■ **Aim**
Please write out the material that follows, exactly as it stands.

■ **Information provided**
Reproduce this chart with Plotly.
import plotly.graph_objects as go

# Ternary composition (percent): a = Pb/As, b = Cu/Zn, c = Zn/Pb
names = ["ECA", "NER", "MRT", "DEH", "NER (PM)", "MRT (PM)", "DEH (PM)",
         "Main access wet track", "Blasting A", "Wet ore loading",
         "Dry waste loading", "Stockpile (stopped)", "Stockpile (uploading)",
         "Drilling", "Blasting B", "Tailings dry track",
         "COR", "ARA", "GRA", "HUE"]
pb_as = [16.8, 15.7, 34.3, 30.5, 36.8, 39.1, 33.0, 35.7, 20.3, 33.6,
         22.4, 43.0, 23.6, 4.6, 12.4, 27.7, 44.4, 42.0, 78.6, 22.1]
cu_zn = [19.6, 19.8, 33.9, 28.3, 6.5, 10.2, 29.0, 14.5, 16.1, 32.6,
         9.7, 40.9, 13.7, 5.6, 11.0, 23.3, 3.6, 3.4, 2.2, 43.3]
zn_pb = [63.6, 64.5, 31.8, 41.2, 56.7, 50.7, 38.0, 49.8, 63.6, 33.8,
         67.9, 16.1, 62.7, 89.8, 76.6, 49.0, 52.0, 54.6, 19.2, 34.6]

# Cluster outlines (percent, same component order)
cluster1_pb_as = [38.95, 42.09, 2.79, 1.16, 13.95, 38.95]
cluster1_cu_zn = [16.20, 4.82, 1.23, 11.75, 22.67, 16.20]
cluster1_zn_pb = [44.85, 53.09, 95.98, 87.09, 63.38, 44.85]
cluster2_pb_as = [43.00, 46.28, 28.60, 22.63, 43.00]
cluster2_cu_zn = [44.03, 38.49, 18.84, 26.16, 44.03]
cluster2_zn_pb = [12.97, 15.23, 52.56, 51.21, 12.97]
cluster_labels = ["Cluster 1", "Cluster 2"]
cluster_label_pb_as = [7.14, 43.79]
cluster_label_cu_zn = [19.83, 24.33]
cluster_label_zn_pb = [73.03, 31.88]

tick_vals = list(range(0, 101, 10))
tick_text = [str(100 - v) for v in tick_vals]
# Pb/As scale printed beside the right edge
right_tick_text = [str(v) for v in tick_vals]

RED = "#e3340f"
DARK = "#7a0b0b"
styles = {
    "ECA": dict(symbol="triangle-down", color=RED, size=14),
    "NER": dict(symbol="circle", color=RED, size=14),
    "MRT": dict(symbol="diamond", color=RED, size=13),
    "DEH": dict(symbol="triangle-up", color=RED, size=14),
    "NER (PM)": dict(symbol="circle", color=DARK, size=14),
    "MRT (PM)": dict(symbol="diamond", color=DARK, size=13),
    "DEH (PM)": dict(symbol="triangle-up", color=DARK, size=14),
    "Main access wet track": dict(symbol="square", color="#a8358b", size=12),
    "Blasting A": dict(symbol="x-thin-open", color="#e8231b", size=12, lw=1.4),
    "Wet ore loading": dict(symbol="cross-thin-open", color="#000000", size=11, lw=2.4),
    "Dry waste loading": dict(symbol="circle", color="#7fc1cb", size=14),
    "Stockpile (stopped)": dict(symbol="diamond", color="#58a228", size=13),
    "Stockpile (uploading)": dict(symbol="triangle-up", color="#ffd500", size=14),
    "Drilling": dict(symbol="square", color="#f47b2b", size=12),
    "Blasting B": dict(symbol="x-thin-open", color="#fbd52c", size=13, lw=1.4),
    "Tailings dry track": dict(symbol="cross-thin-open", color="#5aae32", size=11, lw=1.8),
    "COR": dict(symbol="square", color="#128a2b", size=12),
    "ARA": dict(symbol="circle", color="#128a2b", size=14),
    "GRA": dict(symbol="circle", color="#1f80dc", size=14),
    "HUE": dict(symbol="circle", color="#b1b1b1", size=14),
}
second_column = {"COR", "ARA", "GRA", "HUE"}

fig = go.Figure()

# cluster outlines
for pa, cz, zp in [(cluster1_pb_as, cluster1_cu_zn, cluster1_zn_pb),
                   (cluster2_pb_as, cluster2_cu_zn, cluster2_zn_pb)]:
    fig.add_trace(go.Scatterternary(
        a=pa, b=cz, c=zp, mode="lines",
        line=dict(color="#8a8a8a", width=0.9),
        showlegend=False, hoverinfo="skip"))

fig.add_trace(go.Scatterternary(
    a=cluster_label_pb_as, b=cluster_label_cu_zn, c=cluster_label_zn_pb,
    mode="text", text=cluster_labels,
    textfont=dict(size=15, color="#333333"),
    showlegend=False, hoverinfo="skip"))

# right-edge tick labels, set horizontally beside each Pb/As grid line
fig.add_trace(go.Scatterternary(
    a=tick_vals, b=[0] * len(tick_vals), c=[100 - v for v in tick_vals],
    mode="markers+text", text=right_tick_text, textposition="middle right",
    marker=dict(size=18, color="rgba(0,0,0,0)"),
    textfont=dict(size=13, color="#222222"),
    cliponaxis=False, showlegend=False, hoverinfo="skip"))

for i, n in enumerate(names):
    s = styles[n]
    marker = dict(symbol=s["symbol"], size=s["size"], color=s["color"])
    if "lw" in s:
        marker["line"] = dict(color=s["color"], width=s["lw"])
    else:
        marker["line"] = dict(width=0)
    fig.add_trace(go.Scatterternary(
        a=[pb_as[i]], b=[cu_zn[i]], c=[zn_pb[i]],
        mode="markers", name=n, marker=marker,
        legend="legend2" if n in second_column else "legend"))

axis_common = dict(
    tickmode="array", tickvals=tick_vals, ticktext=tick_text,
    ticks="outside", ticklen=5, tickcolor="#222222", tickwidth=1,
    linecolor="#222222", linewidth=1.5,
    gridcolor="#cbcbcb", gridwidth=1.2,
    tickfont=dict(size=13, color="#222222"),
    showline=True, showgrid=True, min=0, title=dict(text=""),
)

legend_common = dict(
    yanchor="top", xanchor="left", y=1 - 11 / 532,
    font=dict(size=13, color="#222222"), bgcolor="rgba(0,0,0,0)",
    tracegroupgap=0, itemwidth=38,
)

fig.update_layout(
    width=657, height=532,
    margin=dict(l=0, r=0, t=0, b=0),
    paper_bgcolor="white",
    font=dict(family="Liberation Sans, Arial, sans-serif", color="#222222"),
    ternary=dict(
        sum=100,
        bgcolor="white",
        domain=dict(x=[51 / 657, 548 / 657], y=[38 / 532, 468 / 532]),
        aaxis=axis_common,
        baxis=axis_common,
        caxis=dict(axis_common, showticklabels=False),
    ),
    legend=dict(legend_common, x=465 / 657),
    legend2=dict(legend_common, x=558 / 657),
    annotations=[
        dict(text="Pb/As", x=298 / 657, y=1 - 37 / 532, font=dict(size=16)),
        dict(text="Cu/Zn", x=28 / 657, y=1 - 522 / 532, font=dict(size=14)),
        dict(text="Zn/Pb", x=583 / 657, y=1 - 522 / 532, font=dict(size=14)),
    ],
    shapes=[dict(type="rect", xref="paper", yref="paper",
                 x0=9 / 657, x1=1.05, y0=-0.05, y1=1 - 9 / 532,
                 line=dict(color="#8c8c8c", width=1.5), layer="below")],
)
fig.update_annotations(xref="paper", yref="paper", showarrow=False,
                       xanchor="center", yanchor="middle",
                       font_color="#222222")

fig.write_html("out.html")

■ **Reply**
Reproduce this chart with Plotly.
import plotly.graph_objects as go

# Ternary composition (percent): a = Pb/As, b = Cu/Zn, c = Zn/Pb
names = ["ECA", "NER", "MRT", "DEH", "NER (PM)", "MRT (PM)", "DEH (PM)",
         "Main access wet track", "Blasting A", "Wet ore loading",
         "Dry waste loading", "Stockpile (stopped)", "Stockpile (uploading)",
         "Drilling", "Blasting B", "Tailings dry track",
         "COR", "ARA", "GRA", "HUE"]
pb_as = [16.8, 15.7, 34.3, 30.5, 36.8, 39.1, 33.0, 35.7, 20.3, 33.6,
         22.4, 43.0, 23.6, 4.6, 12.4, 27.7, 44.4, 42.0, 78.6, 22.1]
cu_zn = [19.6, 19.8, 33.9, 28.3, 6.5, 10.2, 29.0, 14.5, 16.1, 32.6,
         9.7, 40.9, 13.7, 5.6, 11.0, 23.3, 3.6, 3.4, 2.2, 43.3]
zn_pb = [63.6, 64.5, 31.8, 41.2, 56.7, 50.7, 38.0, 49.8, 63.6, 33.8,
         67.9, 16.1, 62.7, 89.8, 76.6, 49.0, 52.0, 54.6, 19.2, 34.6]

# Cluster outlines (percent, same component order)
cluster1_pb_as = [38.95, 42.09, 2.79, 1.16, 13.95, 38.95]
cluster1_cu_zn = [16.20, 4.82, 1.23, 11.75, 22.67, 16.20]
cluster1_zn_pb = [44.85, 53.09, 95.98, 87.09, 63.38, 44.85]
cluster2_pb_as = [43.00, 46.28, 28.60, 22.63, 43.00]
cluster2_cu_zn = [44.03, 38.49, 18.84, 26.16, 44.03]
cluster2_zn_pb = [12.97, 15.23, 52.56, 51.21, 12.97]
cluster_labels = ["Cluster 1", "Cluster 2"]
cluster_label_pb_as = [7.14, 43.79]
cluster_label_cu_zn = [19.83, 24.33]
cluster_label_zn_pb = [73.03, 31.88]

tick_vals = list(range(0, 101, 10))
tick_text = [str(100 - v) for v in tick_vals]
# Pb/As scale printed beside the right edge
right_tick_text = [str(v) for v in tick_vals]

RED = "#e3340f"
DARK = "#7a0b0b"
styles = {
    "ECA": dict(symbol="triangle-down", color=RED, size=14),
    "NER": dict(symbol="circle", color=RED, size=14),
    "MRT": dict(symbol="diamond", color=RED, size=13),
    "DEH": dict(symbol="triangle-up", color=RED, size=14),
    "NER (PM)": dict(symbol="circle", color=DARK, size=14),
    "MRT (PM)": dict(symbol="diamond", color=DARK, size=13),
    "DEH (PM)": dict(symbol="triangle-up", color=DARK, size=14),
    "Main access wet track": dict(symbol="square", color="#a8358b", size=12),
    "Blasting A": dict(symbol="x-thin-open", color="#e8231b", size=12, lw=1.4),
    "Wet ore loading": dict(symbol="cross-thin-open", color="#000000", size=11, lw=2.4),
    "Dry waste loading": dict(symbol="circle", color="#7fc1cb", size=14),
    "Stockpile (stopped)": dict(symbol="diamond", color="#58a228", size=13),
    "Stockpile (uploading)": dict(symbol="triangle-up", color="#ffd500", size=14),
    "Drilling": dict(symbol="square", color="#f47b2b", size=12),
    "Blasting B": dict(symbol="x-thin-open", color="#fbd52c", size=13, lw=1.4),
    "Tailings dry track": dict(symbol="cross-thin-open", color="#5aae32", size=11, lw=1.8),
    "COR": dict(symbol="square", color="#128a2b", size=12),
    "ARA": dict(symbol="circle", color="#128a2b", size=14),
    "GRA": dict(symbol="circle", color="#1f80dc", size=14),
    "HUE": dict(symbol="circle", color="#b1b1b1", size=14),
}
second_column = {"COR", "ARA", "GRA", "HUE"}

fig = go.Figure()

# cluster outlines
for pa, cz, zp in [(cluster1_pb_as, cluster1_cu_zn, cluster1_zn_pb),
                   (cluster2_pb_as, cluster2_cu_zn, cluster2_zn_pb)]:
    fig.add_trace(go.Scatterternary(
        a=pa, b=cz, c=zp, mode="lines",
        line=dict(color="#8a8a8a", width=0.9),
        showlegend=False, hoverinfo="skip"))

fig.add_trace(go.Scatterternary(
    a=cluster_label_pb_as, b=cluster_label_cu_zn, c=cluster_label_zn_pb,
    mode="text", text=cluster_labels,
    textfont=dict(size=15, color="#333333"),
    showlegend=False, hoverinfo="skip"))

# right-edge tick labels, set horizontally beside each Pb/As grid line
fig.add_trace(go.Scatterternary(
    a=tick_vals, b=[0] * len(tick_vals), c=[100 - v for v in tick_vals],
    mode="markers+text", text=right_tick_text, textposition="middle right",
    marker=dict(size=18, color="rgba(0,0,0,0)"),
    textfont=dict(size=13, color="#222222"),
    cliponaxis=False, showlegend=False, hoverinfo="skip"))

for i, n in enumerate(names):
    s = styles[n]
    marker = dict(symbol=s["symbol"], size=s["size"], color=s["color"])
    if "lw" in s:
        marker["line"] = dict(color=s["color"], width=s["lw"])
    else:
        marker["line"] = dict(width=0)
    fig.add_trace(go.Scatterternary(
        a=[pb_as[i]], b=[cu_zn[i]], c=[zn_pb[i]],
        mode="markers", name=n, marker=marker,
        legend="legend2" if n in second_column else "legend"))

axis_common = dict(
    tickmode="array", tickvals=tick_vals, ticktext=tick_text,
    ticks="outside", ticklen=5, tickcolor="#222222", tickwidth=1,
    linecolor="#222222", linewidth=1.5,
    gridcolor="#cbcbcb", gridwidth=1.2,
    tickfont=dict(size=13, color="#222222"),
    showline=True, showgrid=True, min=0, title=dict(text=""),
)

legend_common = dict(
    yanchor="top", xanchor="left", y=1 - 11 / 532,
    font=dict(size=13, color="#222222"), bgcolor="rgba(0,0,0,0)",
    tracegroupgap=0, itemwidth=38,
)

fig.update_layout(
    width=657, height=532,
    margin=dict(l=0, r=0, t=0, b=0),
    paper_bgcolor="white",
    font=dict(family="Liberation Sans, Arial, sans-serif", color="#222222"),
    ternary=dict(
        sum=100,
        bgcolor="white",
        domain=dict(x=[51 / 657, 548 / 657], y=[38 / 532, 468 / 532]),
        aaxis=axis_common,
        baxis=axis_common,
        caxis=dict(axis_common, showticklabels=False),
    ),
    legend=dict(legend_common, x=465 / 657),
    legend2=dict(legend_common, x=558 / 657),
    annotations=[
        dict(text="Pb/As", x=298 / 657, y=1 - 37 / 532, font=dict(size=16)),
        dict(text="Cu/Zn", x=28 / 657, y=1 - 522 / 532, font=dict(size=14)),
        dict(text="Zn/Pb", x=583 / 657, y=1 - 522 / 532, font=dict(size=14)),
    ],
    shapes=[dict(type="rect", xref="paper", yref="paper",
                 x0=9 / 657, x1=1.05, y0=-0.05, y1=1 - 9 / 532,
                 line=dict(color="#8c8c8c", width=1.5), layer="below")],
)
fig.update_annotations(xref="paper", yref="paper", showarrow=False,
                       xanchor="center", yanchor="middle",
                       font_color="#222222")

fig.write_html("out.html")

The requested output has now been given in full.